なのに社会には、女性の身体を資源として有効活用したがる抑圧的なメッセージが溢れてる。性も生殖も愛嬌も、あらゆるものが資源化され搾取される。
大人たちは女の子を「優しいね」と褒めるけど、この言葉は「優しくしなければお前は薄情者だ」という脅迫が表裏になっている。
優しさを振り撒かない女は人格否定されるという分の悪い規範を女性たちは押し付けられ、その規範が故に優しさやケア労働を無限に搾取されてきた。
ジェンダーロールは目には見えないが確実に個人の選択肢に制約を掛ける。
性役割という名の拘束着を着せてはいけない。
少女の身体は誰のためでもない、少女自身のために存在してる。
少女の人生は誰のためでもない、少女本人のものだ。
◇対等に生きられる社会を◇
私は繰り返し繰り返し女性から経済力を奪うなと怒ってきたけど、角田由紀子さんも女性蔑視と経済格差について熱弁していた。セクシュアルハラスメントだって性別賃金格差と無縁ではない話だ。これについては「セクハラ問題の30年」というテーマで日本記者クラブの動画が視聴可能だ。
そして私自身がそうだったように、この国の女たちは危機に瀕して経済的苦痛か性暴力の二択を迫られる。
どちらも選ばなくて済む社会を実現したい。女性が安全に生きていくには、一にも二にも男性と対等かそれ以上の経済力が必要なのだ。
◇高所得男性の妻になるより◇
先日、有名なプロ野球選手の結婚報道があったとき、羨ましさを叫ぶ女性たちの声がSNSで散見されたし、羨ましがる女を馬鹿扱いする男も散見された。
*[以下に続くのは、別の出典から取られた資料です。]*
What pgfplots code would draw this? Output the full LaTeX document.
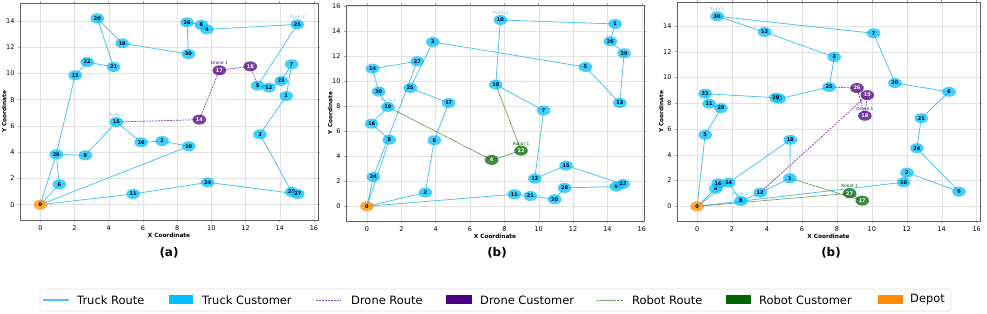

これだけ「羨ましい羨ましい」という声があるのは、それだけ日本の女たちが経済力を奪われてることの証左だろう。
女が当たり前に稼げる社会にしないと駄目だ。
無理せずとも苦労せずとも、当たり前に稼げる社会にしないといけない。絶対にそうする必要がある。
◇男性優位社会の責任は男性たちが取ってくれ◇
よく「どうせ女は金目当てだ」「妻は俺をATM扱いしてくる」と不満を漏らす男性がいるけど、こういうことを言う男性で、性別賃金格差を是正するために声をあげてる人を見たことがない。
要するに現状の格差構造の維持に加担しておきながら、その帰結である女性たちの経済的依存を責めている。
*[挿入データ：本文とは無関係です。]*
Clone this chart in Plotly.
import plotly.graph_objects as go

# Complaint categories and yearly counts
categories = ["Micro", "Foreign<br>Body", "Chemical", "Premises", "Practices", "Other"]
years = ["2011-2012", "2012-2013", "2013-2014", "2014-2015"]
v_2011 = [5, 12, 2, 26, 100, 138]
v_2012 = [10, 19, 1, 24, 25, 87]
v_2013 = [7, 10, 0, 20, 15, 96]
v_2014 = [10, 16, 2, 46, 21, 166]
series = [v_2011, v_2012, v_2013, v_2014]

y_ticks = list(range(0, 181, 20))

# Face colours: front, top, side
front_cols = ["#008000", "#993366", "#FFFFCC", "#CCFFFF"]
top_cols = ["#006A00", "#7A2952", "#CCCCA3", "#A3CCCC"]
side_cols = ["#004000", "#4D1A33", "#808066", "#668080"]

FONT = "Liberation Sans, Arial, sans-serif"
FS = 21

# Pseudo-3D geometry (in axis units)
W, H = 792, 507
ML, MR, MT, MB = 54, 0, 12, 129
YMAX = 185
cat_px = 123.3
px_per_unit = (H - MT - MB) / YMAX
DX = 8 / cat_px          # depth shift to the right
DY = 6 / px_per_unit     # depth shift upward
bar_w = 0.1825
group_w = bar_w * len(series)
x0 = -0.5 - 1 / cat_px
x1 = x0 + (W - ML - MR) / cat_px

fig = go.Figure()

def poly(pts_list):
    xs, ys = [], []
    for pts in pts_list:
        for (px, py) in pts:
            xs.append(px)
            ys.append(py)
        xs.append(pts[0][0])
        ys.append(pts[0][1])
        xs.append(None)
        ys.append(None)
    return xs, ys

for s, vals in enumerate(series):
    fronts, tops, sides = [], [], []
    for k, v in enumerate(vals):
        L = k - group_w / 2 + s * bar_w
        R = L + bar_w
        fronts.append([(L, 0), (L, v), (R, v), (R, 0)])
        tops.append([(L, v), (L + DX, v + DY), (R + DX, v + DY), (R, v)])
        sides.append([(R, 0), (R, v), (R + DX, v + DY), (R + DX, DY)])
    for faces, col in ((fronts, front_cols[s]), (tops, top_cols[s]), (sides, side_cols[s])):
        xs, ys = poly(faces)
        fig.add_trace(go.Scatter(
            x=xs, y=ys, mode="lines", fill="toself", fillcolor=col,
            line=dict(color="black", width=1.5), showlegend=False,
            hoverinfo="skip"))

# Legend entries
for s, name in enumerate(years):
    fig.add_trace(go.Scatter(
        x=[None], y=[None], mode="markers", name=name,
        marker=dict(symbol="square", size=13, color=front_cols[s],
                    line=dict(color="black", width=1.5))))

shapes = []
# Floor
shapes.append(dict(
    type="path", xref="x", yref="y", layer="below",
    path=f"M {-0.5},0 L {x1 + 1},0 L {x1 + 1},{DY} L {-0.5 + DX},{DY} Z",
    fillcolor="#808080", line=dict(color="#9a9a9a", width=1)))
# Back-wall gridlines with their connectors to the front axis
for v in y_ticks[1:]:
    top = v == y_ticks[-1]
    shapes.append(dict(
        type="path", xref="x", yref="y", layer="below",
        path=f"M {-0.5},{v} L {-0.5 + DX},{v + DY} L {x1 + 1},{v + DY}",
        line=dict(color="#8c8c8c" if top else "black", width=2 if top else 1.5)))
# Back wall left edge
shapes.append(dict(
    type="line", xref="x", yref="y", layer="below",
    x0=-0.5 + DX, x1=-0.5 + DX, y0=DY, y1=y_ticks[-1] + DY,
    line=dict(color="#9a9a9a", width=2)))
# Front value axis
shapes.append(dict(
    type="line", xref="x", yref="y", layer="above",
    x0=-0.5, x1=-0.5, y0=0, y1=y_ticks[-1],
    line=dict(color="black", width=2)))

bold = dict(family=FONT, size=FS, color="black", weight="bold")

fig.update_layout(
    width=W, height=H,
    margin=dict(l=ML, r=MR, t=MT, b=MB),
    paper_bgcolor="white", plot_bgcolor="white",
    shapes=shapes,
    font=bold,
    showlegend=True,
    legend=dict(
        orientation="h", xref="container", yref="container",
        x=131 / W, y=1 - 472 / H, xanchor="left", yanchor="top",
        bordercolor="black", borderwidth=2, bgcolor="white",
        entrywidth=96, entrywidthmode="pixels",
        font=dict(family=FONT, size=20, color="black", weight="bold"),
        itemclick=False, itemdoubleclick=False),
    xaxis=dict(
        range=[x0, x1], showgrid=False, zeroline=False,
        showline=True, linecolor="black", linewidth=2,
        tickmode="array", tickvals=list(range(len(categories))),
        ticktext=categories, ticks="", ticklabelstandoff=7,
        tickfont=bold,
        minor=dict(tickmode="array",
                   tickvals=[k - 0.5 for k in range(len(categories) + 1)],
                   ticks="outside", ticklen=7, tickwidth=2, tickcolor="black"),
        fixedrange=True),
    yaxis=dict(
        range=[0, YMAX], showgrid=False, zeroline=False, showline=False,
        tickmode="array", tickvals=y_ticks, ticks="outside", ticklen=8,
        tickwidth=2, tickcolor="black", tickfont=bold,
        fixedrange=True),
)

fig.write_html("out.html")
性差別の上に下駄を履き、女性たちから経済的に独立できるだけの力や機会を取り上げておきながら、女性を金銭的に卑しい存在として非難する態度は随分だと思う。
女性たちの経済的自立を阻んできたのは他でもない男性優位社会だろう。
経済的にも精神的にも女性たちから自由を奪い、纏足状態にしてきた歴史の深さを顧みる必要があるはずだ。